**Goal of the exercise:** Starting at the top of the records, output every line through the one that contains "3.22, 3.44, 3.47];", keeping each exactly as it appears.

[Excerpt from a dataset]
>> begin
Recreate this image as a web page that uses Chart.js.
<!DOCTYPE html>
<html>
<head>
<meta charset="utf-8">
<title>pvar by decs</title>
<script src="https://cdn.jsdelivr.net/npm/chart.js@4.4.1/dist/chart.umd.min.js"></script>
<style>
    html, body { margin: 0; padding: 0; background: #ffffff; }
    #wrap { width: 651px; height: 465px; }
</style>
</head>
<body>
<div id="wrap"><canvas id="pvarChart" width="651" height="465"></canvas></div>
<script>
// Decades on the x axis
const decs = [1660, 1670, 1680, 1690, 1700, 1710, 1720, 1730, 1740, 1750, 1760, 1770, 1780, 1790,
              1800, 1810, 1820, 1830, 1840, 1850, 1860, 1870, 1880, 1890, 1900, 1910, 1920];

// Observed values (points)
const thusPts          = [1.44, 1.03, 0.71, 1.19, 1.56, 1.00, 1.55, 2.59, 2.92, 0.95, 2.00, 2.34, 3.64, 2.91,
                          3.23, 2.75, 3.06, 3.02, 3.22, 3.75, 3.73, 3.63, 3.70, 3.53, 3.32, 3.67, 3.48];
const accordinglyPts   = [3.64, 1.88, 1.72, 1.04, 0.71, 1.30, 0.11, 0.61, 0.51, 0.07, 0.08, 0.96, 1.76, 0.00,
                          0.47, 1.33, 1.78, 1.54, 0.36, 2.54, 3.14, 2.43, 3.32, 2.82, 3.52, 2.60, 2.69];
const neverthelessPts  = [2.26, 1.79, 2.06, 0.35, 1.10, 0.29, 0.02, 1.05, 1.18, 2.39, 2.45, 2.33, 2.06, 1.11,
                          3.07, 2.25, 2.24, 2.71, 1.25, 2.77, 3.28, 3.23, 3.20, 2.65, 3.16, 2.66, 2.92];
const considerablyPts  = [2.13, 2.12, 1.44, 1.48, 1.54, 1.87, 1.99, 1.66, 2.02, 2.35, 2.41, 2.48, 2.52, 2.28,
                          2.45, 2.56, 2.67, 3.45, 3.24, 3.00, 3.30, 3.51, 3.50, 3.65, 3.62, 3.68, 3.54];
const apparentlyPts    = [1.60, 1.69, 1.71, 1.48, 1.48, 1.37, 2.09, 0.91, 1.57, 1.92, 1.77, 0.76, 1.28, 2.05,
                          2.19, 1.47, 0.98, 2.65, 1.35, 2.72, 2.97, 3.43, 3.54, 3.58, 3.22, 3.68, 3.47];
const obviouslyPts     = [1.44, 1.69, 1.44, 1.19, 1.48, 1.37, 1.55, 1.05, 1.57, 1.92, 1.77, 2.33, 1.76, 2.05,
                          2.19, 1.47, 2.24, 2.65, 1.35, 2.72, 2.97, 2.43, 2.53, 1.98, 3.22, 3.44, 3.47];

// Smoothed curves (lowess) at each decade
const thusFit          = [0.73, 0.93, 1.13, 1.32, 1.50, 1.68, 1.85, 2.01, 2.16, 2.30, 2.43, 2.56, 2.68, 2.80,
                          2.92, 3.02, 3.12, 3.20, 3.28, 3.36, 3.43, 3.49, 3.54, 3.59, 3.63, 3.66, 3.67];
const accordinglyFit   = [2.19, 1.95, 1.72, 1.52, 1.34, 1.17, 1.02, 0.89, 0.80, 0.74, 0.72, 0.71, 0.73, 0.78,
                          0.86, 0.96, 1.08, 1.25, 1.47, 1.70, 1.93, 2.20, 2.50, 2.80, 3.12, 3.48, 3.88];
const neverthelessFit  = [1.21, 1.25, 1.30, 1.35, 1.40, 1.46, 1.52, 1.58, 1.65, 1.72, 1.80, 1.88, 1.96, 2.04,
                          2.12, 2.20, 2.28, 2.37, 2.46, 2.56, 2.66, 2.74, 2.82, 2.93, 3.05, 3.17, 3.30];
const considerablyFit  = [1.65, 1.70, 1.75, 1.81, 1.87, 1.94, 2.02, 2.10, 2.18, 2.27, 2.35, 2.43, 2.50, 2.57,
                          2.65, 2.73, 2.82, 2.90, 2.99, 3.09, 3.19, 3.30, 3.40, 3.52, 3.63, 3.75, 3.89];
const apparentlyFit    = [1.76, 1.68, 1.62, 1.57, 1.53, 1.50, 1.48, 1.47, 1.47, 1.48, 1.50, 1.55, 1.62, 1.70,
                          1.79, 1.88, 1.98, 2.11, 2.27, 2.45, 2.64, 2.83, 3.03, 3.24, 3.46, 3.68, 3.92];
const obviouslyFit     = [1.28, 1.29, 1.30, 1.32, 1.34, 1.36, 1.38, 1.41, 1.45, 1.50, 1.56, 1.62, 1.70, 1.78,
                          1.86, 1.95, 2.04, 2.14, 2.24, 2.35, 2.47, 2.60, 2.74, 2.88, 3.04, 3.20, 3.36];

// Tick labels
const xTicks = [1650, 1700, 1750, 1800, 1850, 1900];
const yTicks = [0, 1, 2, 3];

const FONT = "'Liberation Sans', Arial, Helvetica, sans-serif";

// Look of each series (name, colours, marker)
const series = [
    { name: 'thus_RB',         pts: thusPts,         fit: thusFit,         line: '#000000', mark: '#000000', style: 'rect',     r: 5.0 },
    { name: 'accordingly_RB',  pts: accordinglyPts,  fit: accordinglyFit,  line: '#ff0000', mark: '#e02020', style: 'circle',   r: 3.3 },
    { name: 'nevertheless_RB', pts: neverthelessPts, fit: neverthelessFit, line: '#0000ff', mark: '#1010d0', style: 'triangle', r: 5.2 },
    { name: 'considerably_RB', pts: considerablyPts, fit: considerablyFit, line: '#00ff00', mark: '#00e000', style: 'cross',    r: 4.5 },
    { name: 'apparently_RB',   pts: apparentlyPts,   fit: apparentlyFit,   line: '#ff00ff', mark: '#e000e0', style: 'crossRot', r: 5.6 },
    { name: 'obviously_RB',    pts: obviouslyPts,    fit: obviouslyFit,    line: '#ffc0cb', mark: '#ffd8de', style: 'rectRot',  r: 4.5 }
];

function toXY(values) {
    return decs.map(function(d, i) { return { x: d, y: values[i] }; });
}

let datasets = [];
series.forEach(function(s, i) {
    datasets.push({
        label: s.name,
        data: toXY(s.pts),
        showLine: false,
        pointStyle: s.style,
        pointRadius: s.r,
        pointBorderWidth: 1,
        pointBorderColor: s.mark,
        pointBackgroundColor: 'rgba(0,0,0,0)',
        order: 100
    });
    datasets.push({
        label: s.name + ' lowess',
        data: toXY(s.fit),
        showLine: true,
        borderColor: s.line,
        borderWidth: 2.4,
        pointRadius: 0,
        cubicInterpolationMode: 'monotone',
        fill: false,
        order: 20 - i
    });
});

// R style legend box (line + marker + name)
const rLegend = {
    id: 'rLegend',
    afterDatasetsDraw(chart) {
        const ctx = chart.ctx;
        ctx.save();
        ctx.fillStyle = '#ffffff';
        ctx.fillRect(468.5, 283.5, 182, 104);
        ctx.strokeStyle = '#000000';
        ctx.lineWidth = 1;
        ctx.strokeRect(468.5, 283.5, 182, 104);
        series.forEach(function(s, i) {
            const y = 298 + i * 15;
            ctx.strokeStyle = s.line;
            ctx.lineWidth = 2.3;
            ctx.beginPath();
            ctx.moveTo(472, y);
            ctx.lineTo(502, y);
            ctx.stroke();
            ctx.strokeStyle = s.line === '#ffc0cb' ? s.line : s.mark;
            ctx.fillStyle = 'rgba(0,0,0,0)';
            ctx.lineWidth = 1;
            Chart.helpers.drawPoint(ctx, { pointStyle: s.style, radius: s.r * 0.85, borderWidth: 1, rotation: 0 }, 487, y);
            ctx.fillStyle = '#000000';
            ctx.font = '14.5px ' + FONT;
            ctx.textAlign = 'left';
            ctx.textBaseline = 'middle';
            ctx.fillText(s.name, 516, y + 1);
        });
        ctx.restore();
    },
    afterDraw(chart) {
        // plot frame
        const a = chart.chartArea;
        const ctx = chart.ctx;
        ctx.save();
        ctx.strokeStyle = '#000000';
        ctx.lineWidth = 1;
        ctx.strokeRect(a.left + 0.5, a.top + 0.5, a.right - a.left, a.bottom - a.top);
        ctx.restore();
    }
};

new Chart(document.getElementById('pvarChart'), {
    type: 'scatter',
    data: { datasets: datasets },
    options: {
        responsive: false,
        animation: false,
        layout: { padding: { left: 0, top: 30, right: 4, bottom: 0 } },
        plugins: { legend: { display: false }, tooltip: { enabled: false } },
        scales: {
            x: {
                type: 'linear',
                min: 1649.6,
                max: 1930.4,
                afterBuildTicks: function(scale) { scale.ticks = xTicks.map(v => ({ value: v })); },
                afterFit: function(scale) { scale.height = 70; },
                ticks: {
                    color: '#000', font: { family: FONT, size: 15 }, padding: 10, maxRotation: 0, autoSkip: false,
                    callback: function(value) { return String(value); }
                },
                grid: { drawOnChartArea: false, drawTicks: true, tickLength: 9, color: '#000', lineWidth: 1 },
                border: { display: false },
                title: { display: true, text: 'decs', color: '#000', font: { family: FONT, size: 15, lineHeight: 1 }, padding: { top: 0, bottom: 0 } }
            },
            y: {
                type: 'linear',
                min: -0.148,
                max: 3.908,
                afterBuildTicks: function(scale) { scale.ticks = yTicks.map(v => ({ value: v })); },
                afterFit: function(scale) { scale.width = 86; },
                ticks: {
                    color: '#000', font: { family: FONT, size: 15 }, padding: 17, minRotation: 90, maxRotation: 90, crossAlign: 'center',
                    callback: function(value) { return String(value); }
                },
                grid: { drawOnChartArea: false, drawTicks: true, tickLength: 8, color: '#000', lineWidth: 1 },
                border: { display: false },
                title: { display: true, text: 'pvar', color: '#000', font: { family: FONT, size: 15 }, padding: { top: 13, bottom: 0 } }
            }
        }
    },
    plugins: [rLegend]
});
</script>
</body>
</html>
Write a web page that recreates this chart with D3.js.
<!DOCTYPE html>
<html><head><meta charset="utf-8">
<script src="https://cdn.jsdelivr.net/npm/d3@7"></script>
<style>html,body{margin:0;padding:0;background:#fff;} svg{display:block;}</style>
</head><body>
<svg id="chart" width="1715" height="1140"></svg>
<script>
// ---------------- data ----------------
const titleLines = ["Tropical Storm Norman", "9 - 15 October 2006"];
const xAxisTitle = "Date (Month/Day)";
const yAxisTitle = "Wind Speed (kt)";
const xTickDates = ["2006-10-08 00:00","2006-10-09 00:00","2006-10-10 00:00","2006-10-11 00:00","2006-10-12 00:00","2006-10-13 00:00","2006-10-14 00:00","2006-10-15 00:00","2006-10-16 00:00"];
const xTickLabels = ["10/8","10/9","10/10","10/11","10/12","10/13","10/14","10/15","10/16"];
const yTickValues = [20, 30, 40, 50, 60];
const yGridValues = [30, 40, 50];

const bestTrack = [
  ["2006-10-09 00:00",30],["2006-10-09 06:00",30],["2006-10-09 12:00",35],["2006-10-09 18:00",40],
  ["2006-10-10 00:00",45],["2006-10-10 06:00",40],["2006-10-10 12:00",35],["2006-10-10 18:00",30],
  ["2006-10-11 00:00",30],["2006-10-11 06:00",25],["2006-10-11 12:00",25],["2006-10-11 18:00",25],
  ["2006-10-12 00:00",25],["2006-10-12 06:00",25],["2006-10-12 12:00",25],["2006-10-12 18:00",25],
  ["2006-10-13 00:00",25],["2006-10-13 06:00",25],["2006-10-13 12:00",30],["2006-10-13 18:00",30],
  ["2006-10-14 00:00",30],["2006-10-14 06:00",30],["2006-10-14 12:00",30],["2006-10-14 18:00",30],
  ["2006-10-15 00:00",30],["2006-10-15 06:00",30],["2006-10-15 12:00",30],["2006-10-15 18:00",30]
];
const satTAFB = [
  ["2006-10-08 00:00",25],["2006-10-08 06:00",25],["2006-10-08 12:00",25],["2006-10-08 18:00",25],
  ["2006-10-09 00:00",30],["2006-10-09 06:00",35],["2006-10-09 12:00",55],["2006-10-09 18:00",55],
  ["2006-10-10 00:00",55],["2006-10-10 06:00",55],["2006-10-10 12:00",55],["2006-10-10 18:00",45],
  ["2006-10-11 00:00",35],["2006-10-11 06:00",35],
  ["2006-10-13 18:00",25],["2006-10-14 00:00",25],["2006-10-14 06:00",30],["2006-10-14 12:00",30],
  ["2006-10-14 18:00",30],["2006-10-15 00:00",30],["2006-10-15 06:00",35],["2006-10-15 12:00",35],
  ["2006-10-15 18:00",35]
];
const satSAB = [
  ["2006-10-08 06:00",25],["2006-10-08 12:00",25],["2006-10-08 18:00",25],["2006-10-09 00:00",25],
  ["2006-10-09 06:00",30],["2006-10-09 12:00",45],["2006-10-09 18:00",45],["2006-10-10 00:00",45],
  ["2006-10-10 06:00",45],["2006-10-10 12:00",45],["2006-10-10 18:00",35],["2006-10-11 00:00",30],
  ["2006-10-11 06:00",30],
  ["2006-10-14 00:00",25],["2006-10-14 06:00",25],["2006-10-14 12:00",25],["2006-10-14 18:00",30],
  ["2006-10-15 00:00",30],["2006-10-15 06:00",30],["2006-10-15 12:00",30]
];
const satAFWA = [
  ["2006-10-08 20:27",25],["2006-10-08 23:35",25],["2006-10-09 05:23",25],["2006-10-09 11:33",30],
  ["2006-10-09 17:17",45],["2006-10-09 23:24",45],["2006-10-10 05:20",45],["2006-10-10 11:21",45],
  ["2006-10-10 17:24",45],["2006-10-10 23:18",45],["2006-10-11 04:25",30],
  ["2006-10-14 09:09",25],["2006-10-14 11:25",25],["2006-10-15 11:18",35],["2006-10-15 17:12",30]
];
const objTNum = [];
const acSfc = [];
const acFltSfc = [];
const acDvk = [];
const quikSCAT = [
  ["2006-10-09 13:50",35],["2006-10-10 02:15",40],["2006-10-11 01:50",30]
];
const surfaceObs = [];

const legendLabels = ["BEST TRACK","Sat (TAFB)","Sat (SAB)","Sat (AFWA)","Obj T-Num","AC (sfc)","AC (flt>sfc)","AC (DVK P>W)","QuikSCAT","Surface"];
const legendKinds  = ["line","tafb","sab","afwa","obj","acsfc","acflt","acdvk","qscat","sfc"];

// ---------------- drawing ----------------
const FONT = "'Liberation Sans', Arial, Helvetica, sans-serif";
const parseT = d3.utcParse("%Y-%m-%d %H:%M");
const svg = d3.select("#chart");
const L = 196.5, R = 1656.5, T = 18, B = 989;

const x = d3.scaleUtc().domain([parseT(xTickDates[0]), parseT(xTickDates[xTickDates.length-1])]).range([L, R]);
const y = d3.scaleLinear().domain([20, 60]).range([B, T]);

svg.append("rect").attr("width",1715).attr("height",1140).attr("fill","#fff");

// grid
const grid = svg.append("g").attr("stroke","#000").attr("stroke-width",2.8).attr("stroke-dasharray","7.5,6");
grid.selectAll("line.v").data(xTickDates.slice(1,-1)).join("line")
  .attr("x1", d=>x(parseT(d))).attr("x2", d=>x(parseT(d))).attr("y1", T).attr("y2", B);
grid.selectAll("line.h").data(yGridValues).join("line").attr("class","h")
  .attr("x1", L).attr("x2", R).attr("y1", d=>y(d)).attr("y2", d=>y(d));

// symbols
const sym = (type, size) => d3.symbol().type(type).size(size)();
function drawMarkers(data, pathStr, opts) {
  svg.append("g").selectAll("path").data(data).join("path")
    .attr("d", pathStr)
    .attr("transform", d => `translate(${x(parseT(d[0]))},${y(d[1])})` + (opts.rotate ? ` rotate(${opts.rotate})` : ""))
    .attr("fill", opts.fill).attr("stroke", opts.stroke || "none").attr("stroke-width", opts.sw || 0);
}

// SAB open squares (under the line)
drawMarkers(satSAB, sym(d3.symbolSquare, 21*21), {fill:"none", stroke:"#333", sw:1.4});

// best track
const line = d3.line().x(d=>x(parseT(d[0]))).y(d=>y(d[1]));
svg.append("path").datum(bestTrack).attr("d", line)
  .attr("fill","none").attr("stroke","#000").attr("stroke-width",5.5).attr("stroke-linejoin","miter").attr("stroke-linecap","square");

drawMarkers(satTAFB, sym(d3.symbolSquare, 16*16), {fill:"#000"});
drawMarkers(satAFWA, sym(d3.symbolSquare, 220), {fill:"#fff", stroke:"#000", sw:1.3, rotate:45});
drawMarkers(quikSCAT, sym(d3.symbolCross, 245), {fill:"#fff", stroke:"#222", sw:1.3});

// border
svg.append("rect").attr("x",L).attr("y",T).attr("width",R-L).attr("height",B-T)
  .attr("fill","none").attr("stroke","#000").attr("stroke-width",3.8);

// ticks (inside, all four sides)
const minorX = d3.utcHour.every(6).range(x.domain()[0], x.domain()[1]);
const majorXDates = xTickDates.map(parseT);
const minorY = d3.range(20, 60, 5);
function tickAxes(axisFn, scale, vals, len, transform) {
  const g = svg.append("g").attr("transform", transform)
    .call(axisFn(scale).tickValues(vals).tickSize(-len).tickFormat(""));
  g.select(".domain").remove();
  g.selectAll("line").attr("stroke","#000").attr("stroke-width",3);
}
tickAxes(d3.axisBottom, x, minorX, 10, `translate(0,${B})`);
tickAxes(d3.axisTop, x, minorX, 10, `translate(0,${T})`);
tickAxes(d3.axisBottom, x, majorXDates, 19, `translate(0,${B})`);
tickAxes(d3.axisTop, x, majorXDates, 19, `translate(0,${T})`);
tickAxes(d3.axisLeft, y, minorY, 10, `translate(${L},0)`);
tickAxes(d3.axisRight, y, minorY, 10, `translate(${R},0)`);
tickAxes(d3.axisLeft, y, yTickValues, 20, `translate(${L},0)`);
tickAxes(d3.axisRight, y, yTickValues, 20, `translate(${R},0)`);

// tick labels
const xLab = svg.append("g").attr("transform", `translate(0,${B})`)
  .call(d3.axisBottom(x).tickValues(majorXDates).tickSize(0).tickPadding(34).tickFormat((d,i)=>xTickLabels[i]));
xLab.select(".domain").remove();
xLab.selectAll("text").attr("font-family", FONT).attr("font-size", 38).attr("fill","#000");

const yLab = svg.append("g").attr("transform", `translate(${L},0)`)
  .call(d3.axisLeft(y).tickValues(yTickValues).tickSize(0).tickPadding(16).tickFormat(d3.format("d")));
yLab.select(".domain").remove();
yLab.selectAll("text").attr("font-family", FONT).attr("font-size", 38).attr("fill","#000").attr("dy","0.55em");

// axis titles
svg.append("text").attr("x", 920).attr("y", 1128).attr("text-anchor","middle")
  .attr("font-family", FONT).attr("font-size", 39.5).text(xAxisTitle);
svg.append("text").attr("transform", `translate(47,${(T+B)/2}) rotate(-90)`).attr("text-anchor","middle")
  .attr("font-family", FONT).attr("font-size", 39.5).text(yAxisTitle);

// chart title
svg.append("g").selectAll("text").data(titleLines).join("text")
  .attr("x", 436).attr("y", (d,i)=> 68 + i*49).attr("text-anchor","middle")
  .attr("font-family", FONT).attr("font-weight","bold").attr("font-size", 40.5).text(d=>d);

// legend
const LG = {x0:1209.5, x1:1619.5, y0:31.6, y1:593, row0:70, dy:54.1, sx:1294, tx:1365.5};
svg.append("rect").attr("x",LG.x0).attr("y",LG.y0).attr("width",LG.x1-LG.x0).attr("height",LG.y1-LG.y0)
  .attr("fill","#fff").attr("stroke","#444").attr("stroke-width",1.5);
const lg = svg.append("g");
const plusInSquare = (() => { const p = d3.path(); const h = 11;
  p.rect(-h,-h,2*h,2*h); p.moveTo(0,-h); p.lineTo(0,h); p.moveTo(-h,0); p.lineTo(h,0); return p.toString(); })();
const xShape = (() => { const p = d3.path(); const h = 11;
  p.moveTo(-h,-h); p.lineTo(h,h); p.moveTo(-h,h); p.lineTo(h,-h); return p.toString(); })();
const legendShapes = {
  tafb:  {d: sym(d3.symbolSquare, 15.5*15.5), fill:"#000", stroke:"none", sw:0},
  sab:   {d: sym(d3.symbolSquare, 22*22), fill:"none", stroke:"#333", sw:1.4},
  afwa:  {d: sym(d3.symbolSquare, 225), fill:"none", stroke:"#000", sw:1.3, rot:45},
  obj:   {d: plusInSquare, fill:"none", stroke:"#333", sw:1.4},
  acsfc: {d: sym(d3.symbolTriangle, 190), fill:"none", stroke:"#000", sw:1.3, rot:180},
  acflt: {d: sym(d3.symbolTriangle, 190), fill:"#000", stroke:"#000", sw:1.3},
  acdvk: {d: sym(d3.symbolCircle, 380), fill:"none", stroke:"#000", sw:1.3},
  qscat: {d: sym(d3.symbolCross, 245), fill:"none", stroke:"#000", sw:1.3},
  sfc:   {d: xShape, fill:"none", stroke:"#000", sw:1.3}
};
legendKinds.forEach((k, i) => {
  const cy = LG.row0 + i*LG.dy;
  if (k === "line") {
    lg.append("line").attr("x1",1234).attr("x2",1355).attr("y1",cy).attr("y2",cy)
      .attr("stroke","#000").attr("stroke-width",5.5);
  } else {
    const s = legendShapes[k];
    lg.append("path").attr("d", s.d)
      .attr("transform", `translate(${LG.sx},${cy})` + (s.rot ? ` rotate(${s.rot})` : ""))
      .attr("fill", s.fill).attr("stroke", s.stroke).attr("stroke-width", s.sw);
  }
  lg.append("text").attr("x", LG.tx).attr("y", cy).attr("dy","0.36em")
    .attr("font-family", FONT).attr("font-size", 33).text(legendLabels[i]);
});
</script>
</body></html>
>> end
**Solution for this problem:**
Recreate this image as a web page that uses Chart.js.
<!DOCTYPE html>
<html>
<head>
<meta charset="utf-8">
<title>pvar by decs</title>
<script src="https://cdn.jsdelivr.net/npm/chart.js@4.4.1/dist/chart.umd.min.js"></script>
<style>
    html, body { margin: 0; padding: 0; background: #ffffff; }
    #wrap { width: 651px; height: 465px; }
</style>
</head>
<body>
<div id="wrap"><canvas id="pvarChart" width="651" height="465"></canvas></div>
<script>
// Decades on the x axis
const decs = [1660, 1670, 1680, 1690, 1700, 1710, 1720, 1730, 1740, 1750, 1760, 1770, 1780, 1790,
              1800, 1810, 1820, 1830, 1840, 1850, 1860, 1870, 1880, 1890, 1900, 1910, 1920];

// Observed values (points)
const thusPts          = [1.44, 1.03, 0.71, 1.19, 1.56, 1.00, 1.55, 2.59, 2.92, 0.95, 2.00, 2.34, 3.64, 2.91,
                          3.23, 2.75, 3.06, 3.02, 3.22, 3.75, 3.73, 3.63, 3.70, 3.53, 3.32, 3.67, 3.48];
const accordinglyPts   = [3.64, 1.88, 1.72, 1.04, 0.71, 1.30, 0.11, 0.61, 0.51, 0.07, 0.08, 0.96, 1.76, 0.00,
                          0.47, 1.33, 1.78, 1.54, 0.36, 2.54, 3.14, 2.43, 3.32, 2.82, 3.52, 2.60, 2.69];
const neverthelessPts  = [2.26, 1.79, 2.06, 0.35, 1.10, 0.29, 0.02, 1.05, 1.18, 2.39, 2.45, 2.33, 2.06, 1.11,
                          3.07, 2.25, 2.24, 2.71, 1.25, 2.77, 3.28, 3.23, 3.20, 2.65, 3.16, 2.66, 2.92];
const considerablyPts  = [2.13, 2.12, 1.44, 1.48, 1.54, 1.87, 1.99, 1.66, 2.02, 2.35, 2.41, 2.48, 2.52, 2.28,
                          2.45, 2.56, 2.67, 3.45, 3.24, 3.00, 3.30, 3.51, 3.50, 3.65, 3.62, 3.68, 3.54];
const apparentlyPts    = [1.60, 1.69, 1.71, 1.48, 1.48, 1.37, 2.09, 0.91, 1.57, 1.92, 1.77, 0.76, 1.28, 2.05,
                          2.19, 1.47, 0.98, 2.65, 1.35, 2.72, 2.97, 3.43, 3.54, 3.58, 3.22, 3.68, 3.47];
const obviouslyPts     = [1.44, 1.69, 1.44, 1.19, 1.48, 1.37, 1.55, 1.05, 1.57, 1.92, 1.77, 2.33, 1.76, 2.05,
                          2.19, 1.47, 2.24, 2.65, 1.35, 2.72, 2.97, 2.43, 2.53, 1.98, 3.22, 3.44, 3.47];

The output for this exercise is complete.